— begin ROWS —

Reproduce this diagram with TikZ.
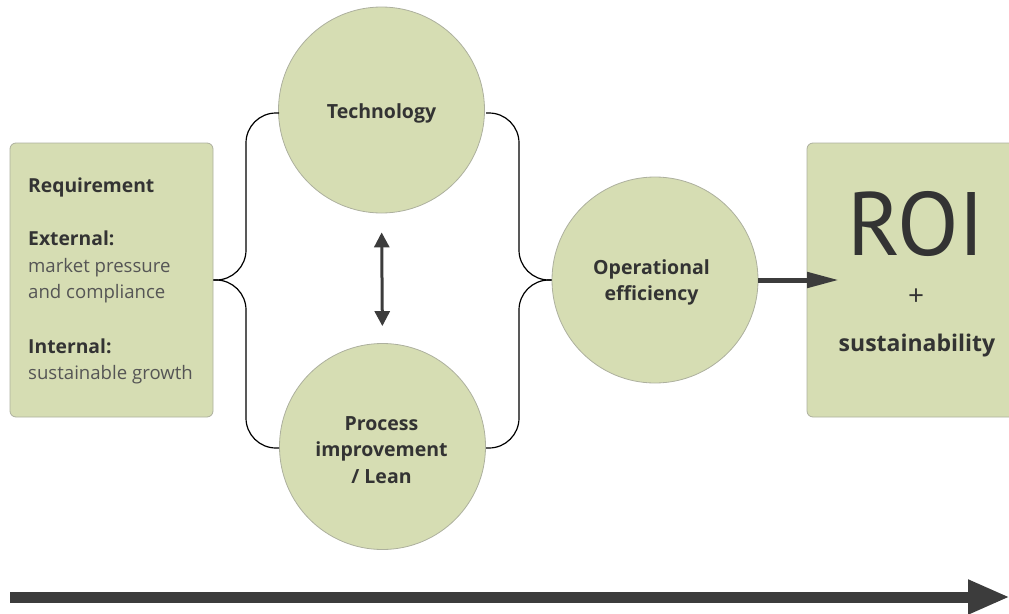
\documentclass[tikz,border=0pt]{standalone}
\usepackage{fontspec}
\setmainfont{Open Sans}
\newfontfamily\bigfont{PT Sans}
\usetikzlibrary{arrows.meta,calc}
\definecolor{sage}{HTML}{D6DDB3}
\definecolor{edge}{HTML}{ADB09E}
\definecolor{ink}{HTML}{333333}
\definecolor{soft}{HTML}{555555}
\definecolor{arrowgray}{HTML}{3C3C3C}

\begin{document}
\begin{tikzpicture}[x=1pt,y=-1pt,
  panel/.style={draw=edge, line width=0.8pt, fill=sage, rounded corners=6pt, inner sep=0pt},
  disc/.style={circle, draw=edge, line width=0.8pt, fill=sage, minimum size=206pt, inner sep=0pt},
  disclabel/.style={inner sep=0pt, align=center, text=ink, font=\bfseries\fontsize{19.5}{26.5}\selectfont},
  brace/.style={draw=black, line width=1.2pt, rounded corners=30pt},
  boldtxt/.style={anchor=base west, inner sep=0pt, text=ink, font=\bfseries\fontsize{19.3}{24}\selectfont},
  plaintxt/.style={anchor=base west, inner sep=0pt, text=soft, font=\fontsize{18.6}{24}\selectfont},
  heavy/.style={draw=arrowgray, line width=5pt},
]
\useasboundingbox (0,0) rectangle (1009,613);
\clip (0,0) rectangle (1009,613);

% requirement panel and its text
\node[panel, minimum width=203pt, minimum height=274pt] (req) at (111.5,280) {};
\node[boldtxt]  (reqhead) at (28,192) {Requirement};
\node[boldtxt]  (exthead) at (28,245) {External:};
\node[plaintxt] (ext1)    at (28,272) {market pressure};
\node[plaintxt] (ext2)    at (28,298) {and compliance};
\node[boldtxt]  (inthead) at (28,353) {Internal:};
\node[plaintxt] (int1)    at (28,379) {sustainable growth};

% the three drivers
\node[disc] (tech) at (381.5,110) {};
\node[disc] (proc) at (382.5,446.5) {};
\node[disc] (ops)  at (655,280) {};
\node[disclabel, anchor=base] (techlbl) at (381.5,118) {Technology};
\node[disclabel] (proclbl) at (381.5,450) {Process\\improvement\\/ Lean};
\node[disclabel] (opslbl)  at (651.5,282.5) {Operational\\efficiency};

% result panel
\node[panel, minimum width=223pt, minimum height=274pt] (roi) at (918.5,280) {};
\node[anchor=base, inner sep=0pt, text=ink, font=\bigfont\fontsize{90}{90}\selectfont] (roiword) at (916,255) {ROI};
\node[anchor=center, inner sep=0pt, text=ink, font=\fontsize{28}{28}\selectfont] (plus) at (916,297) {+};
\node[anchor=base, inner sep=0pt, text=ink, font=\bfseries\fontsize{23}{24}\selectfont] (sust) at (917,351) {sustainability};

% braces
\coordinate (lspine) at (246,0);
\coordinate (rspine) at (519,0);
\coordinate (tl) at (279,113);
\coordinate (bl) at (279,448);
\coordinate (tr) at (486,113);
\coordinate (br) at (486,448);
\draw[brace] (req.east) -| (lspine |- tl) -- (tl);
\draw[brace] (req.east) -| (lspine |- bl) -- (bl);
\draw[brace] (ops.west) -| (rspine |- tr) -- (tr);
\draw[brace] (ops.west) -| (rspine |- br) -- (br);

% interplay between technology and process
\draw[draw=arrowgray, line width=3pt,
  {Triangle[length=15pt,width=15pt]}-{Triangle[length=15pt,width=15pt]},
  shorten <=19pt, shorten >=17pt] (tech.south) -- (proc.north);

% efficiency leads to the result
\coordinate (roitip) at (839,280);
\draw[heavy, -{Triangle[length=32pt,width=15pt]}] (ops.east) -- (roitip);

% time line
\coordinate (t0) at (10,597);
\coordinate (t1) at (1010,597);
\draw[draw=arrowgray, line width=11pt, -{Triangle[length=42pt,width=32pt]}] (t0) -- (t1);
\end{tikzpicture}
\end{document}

— end ROWS —
— begin ROWS —

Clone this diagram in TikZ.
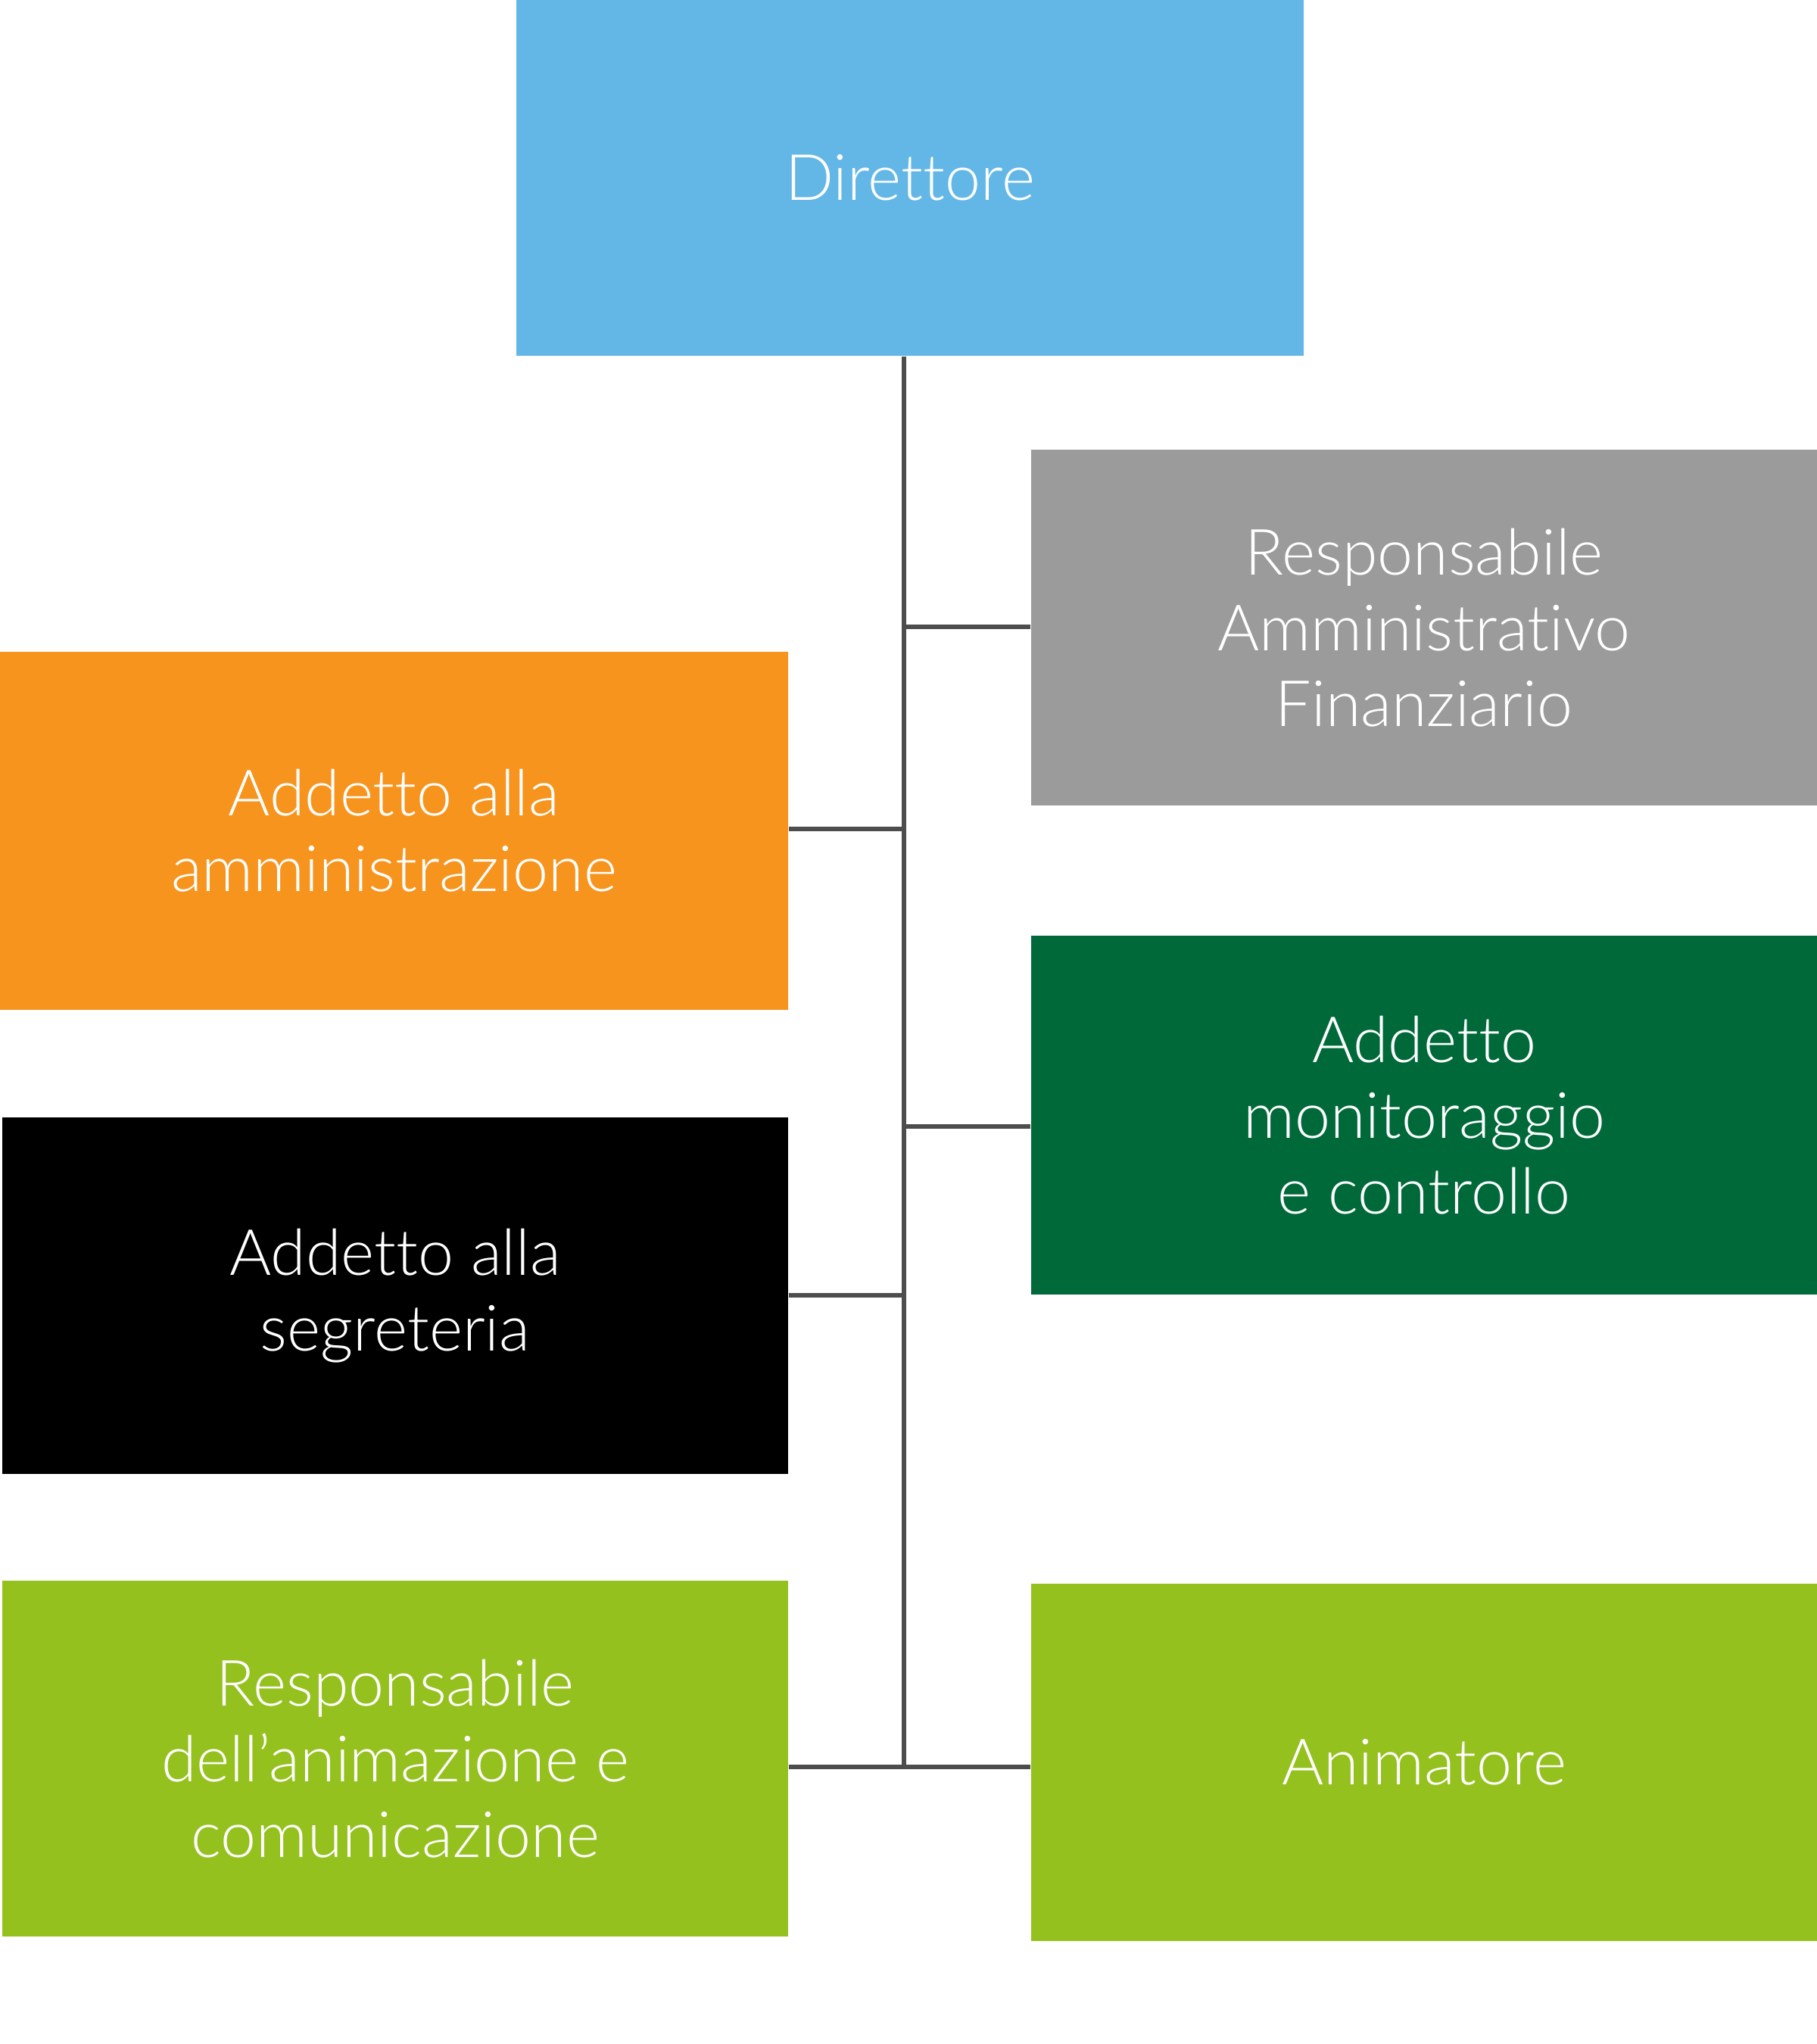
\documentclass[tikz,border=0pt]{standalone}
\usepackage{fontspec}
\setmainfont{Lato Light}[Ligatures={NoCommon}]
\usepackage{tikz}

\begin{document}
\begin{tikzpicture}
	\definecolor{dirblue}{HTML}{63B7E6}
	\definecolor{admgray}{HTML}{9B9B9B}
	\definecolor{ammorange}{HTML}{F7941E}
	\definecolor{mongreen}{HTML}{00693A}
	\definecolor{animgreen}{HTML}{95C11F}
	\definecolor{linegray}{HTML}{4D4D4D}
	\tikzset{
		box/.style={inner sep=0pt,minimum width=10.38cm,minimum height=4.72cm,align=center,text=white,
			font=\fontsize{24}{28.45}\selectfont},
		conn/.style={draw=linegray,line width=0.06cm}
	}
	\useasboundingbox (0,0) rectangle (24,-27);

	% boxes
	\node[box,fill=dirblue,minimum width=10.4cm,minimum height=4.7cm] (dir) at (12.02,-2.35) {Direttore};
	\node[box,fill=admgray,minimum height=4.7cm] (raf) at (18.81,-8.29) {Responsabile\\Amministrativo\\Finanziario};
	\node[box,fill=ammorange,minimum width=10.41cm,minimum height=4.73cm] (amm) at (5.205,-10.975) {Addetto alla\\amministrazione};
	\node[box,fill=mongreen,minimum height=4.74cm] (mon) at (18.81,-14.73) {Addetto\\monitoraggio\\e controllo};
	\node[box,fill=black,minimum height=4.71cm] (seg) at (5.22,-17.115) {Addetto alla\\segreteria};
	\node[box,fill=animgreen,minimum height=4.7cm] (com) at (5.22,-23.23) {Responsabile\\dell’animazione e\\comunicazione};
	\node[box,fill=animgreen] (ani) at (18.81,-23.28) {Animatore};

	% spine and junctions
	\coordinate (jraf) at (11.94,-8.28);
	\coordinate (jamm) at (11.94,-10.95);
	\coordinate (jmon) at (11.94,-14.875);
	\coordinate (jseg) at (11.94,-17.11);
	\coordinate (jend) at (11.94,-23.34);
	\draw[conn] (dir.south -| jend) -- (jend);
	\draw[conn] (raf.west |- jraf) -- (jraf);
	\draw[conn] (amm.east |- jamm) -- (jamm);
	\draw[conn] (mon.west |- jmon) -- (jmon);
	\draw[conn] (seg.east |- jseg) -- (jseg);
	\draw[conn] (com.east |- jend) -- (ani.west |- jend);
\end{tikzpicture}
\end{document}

— end ROWS —
— begin ROWS —

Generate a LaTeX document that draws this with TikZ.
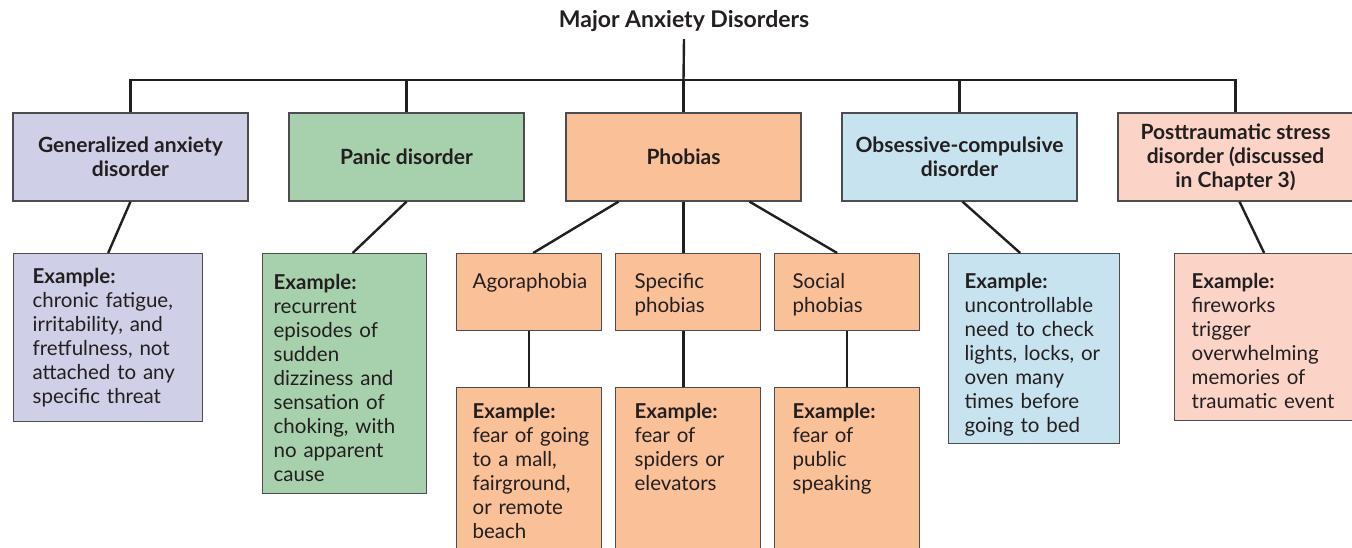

— end ROWS —

Scan the material above. Copy each line that holds the word "this".

Reproduce this diagram with TikZ.
Clone this diagram in TikZ.
Generate a LaTeX document that draws this with TikZ.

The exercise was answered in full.